- February 22, 2010
- Shane Hurlbut, ASC
I walked into Samy’s Camera last week and a camera assistant was mounting gyros on the 5D to stabilize the camera. She was getting beaten up by the mount and said, “I cannot get this clamped on here.” I said “ Hi, I would love to help you with this rig.” She said she would love any advice I could give her. I grabbed the gyro, removed it, placed it on the counter and said, “There you go, now you’re all set.” She looked at me for a second. I told her she just needed a good hand held set-up. The HV Moviemaker Pro was booked immediately on the spot. It flew to Texas in the overhead bins to shoot a music video directed by Mark Pellington and lensed by my good friend Eric Schmidt for Crossroads Films. They used 2- 7D’s , 1-1D Mark IV, a set of Zeiss ZE primes, the new custom HV base plate along with the new View Factor black Exoskeleton, HV lighting monitor and all the other goodies to bring the video to life. Eric came by Bandito Brothers Production Company to check out the Moviemaker, loved it and mentioned the gyro incident at Samy’s. Once he put the HV hand held rig on his shoulder, he felt at ease and realized that it did not need gyro stabilization.

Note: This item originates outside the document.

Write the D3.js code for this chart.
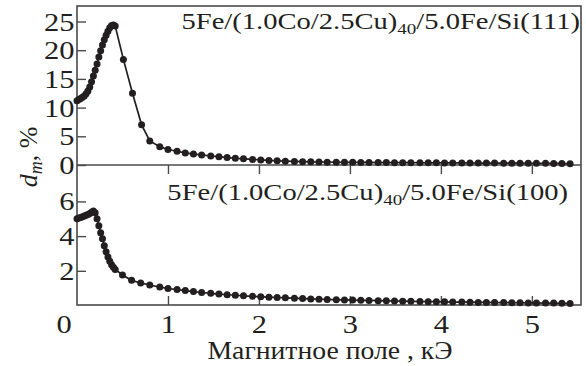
<!DOCTYPE html>
<html><head><meta charset="utf-8">
<script src="https://cdn.jsdelivr.net/npm/d3@7"></script>
<style>
html,body{margin:0;padding:0;background:#fff;}
svg{display:block;}
text{font-family:"Liberation Serif","DejaVu Serif",serif;fill:#231f20;}
</style></head>
<body>
<svg id="chart" width="586" height="366"></svg>
<script>
// ---- data ----
const fieldUpper = [0.00,0.02,0.04,0.06,0.08,0.10,0.12,0.14,0.16,0.18,0.20,0.22,0.24,0.26,0.28,0.30,0.32,0.34,0.36,0.38,0.40,0.42,
  0.51,0.61,0.71,0.80,
  0.91,1.00,1.10,1.19,1.28,1.37,1.47,1.56,1.65,1.74,1.83,1.93,2.02,2.11,2.20,2.29,2.39,2.48,2.57,2.66,
  2.75,2.85,2.94,3.03,3.12,3.21,3.31,3.40,3.49,3.58,3.67,3.77,3.86,3.95,4.04,4.13,4.23,4.32,4.41,4.50,
  4.59,4.69,4.78,4.87,4.96,5.05,5.15,5.24,5.33,5.42];
const dmUpper = [11.2,11.4,11.6,11.8,12.0,12.4,12.9,13.6,14.5,15.5,16.5,17.6,18.8,19.9,20.9,21.8,22.6,23.3,23.9,24.3,24.4,24.2,
  18.4,12.5,7.0,4.2,
  3.2,2.7,2.4,2.1,1.9,1.75,1.57,1.45,1.3,1.18,1.07,0.97,0.88,0.8,0.72,0.66,0.62,0.58,0.55,0.52,
  0.5,0.48,0.47,0.46,0.45,0.44,0.43,0.42,0.41,0.4,0.4,0.39,0.38,0.38,0.37,0.36,0.36,0.35,0.34,0.34,
  0.33,0.32,0.32,0.31,0.3,0.3,0.29,0.28,0.27,0.22];
const fieldLower = [0.00,0.02,0.04,0.06,0.08,0.10,0.12,0.14,0.16,0.18,0.20,0.22,0.24,0.26,0.28,0.30,0.32,0.34,0.36,0.38,0.40,0.42,
  0.50,0.60,0.70,0.80,
  0.91,1.00,1.10,1.19,1.28,1.37,1.47,1.56,1.65,1.74,1.83,1.93,2.02,2.11,2.20,2.29,2.39,2.48,2.57,2.66,
  2.75,2.85,2.94,3.03,3.12,3.21,3.31,3.40,3.49,3.58,3.67,3.77,3.86,3.95,4.04,4.13,4.23,4.32,4.41,4.50,
  4.59,4.69,4.78,4.87,4.96,5.05,5.15,5.24,5.33,5.42];
const dmLower = [5.0,5.05,5.08,5.12,5.16,5.2,5.25,5.3,5.38,5.45,5.35,5.0,4.6,4.2,3.85,3.45,3.1,2.8,2.55,2.35,2.2,2.08,
  1.76,1.45,1.3,1.18,
  1.06,0.98,0.92,0.86,0.8,0.75,0.7,0.66,0.62,0.59,0.56,0.53,0.5,0.48,0.46,0.44,0.42,0.4,0.38,0.36,
  0.35,0.33,0.32,0.31,0.3,0.29,0.28,0.27,0.26,0.25,0.24,0.23,0.22,0.22,0.21,0.2,0.2,0.19,0.18,0.18,
  0.17,0.17,0.16,0.16,0.15,0.15,0.14,0.14,0.13,0.12];
const xTicks = [0,1,2,3,4,5];
const yTicksUpper = [0,5,10,15,20,25];
const yTicksLower = [2,4,6];
const labelUpper = ["5Fe/(1.0Co/2.5Cu)", "40", "/5.0Fe/Si(111)"];
const labelLower = ["5Fe/(1.0Co/2.5Cu)", "40", "/5.0Fe/Si(100)"];
const xTitle = "Магнитное поле , кЭ";

// ---- layout ----
const L = 77, R = 581, T = 6, MID = 165, B = 305;
const ink = "#231f20", frame = "#4a4a4a";
const SX = 1.22, SXL = 1.27;

const svg = d3.select("#chart");
const x = d3.scaleLinear().domain([0, 5.54]).range([L, R]);
const yU = d3.scaleLinear().domain([0, 27.7]).range([MID, T]);
const yL = d3.scaleLinear().domain([0, 8.1]).range([B + 0.5, MID]);

function styleAxis(g, fs) {
  g.select(".domain").remove();
  g.selectAll(".tick line").attr("stroke", frame).attr("stroke-width", 1.4);
  g.selectAll(".tick text").attr("fill", ink).attr("font-size", fs)
    .attr("font-family", '"Liberation Serif", serif');
}

// y axes
const gYU = svg.append("g").attr("transform", `translate(${L},0)`)
  .call(d3.axisLeft(yU).tickValues(yTicksUpper).tickSizeInner(-9).tickSizeOuter(0).tickPadding(2));
styleAxis(gYU, 25);
gYU.selectAll(".tick text").attr("transform", `scale(${SX},1)`).attr("dy", "0.34em");

const gYL = svg.append("g").attr("transform", `translate(${L},0)`)
  .call(d3.axisLeft(yL).tickValues(yTicksLower).tickSizeInner(-9).tickSizeOuter(0).tickPadding(2));
styleAxis(gYL, 25);
gYL.selectAll(".tick text").attr("transform", `scale(${SX},1)`).attr("dy", "0.34em");

// x axis bottom (ticks inward)
const gX = svg.append("g").attr("transform", `translate(0,${B})`)
  .call(d3.axisBottom(x).tickValues(xTicks).tickSizeInner(-9).tickSizeOuter(0).tickPadding(10).tickFormat(d3.format("d")));
styleAxis(gX, 25);
gX.selectAll(".tick text").attr("transform", `scale(${SX},1)`);
gX.selectAll(".tick").filter(d => d === 0).select("line").remove();
gX.selectAll(".tick").filter(d => d === 0).select("text").attr("x", -11);

// x ticks at shared border, pointing down into lower panel
const gXM = svg.append("g").attr("transform", `translate(0,${MID})`)
  .call(d3.axisTop(x).tickValues(xTicks.filter(d => d > 0)).tickSizeInner(-9).tickSizeOuter(0).tickFormat(""));
styleAxis(gXM, 25);

// frame
const fr = svg.append("g").attr("stroke", frame).attr("stroke-width", 1.6).attr("fill", "none");
fr.append("rect").attr("x", L).attr("y", T).attr("width", R - L).attr("height", B - T);
fr.append("line").attr("x1", L).attr("x2", R).attr("y1", MID).attr("y2", MID);

// series
function drawSeries(xs, ys, yScale) {
  const pts = xs.map((v, i) => [v, ys[i]]);
  svg.append("path").datum(pts)
    .attr("fill", "none").attr("stroke", ink).attr("stroke-width", 1.7)
    .attr("d", d3.line().x(d => x(d[0])).y(d => yScale(d[1])));
  svg.append("g").selectAll("circle").data(pts).join("circle")
    .attr("cx", d => x(d[0])).attr("cy", d => yScale(d[1])).attr("r", 3.5).attr("fill", ink);
}
drawSeries(fieldUpper, dmUpper, yU);
drawSeries(fieldLower, dmLower, yL);

// panel labels
function panelLabel(parts, xr, yb) {
  const t = svg.append("text").attr("transform", `translate(${xr},${yb}) scale(${SXL},1)`)
    .attr("text-anchor", "end").attr("font-size", 22.5);
  t.append("tspan").text(parts[0]);
  t.append("tspan").attr("font-size", 15).attr("dy", 5).text(parts[1]);
  t.append("tspan").attr("dy", -5).text(parts[2]);
}
panelLabel(labelUpper, 580, 29);
panelLabel(labelLower, 568, 200);

// x title
svg.append("text").attr("x", 330).attr("y", 359).attr("text-anchor", "middle")
  .attr("font-size", 25).attr("textLength", 245).attr("lengthAdjust", "spacingAndGlyphs").text(xTitle);

// y title
const yt = svg.append("text").attr("transform", "translate(37,157) rotate(-90)")
  .attr("text-anchor", "middle").attr("font-size", 26);
yt.append("tspan").attr("font-style", "italic").text("d");
yt.append("tspan").attr("font-style", "italic").attr("font-size", 18).attr("dy", 5).text("m");
yt.append("tspan").attr("dy", -5).text(", %");
</script>
</body></html>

The secret is weight and where it is placed. This camera can be anything you want it to be. It can be stripped down to a still camera or dressed up on a tripod with matte boxes and all the other bells and whistles. But the fact remains that it is a 2.5 lb still camera, which just needs a little love in the right place for hand held work to shine.
A Gyro is one of the most unnatural pieces of movie-making gear you can put on this camera. I made the mistake trying to use this device for the intense hand held action work on the Navy SEAL Project. I would back pedal down a hallway and try to pan slightly to frame a SEAL coming down an adjoining hallway. The camera spun out of control, ruined the shot and it just felt wrong. It added: more cables, more batteries, more weight (in all the wrong places), and the noise for sound was deafening so we scrapped it. Chalk that up to having your hat handed to you. Now, for helicopter and ocean work, I think I would entertain the use of one of these beasts, but other than that I am not sold on this technology.
The 5D, 7D, and 1D can be steady with good operating or they can be shaky and intense if that is what is needed to help tell the story. They can glide on a steadicam, fly on a technocrane, soar in aerial photography and land precise choreographed smooth moves on the dolly. You choose!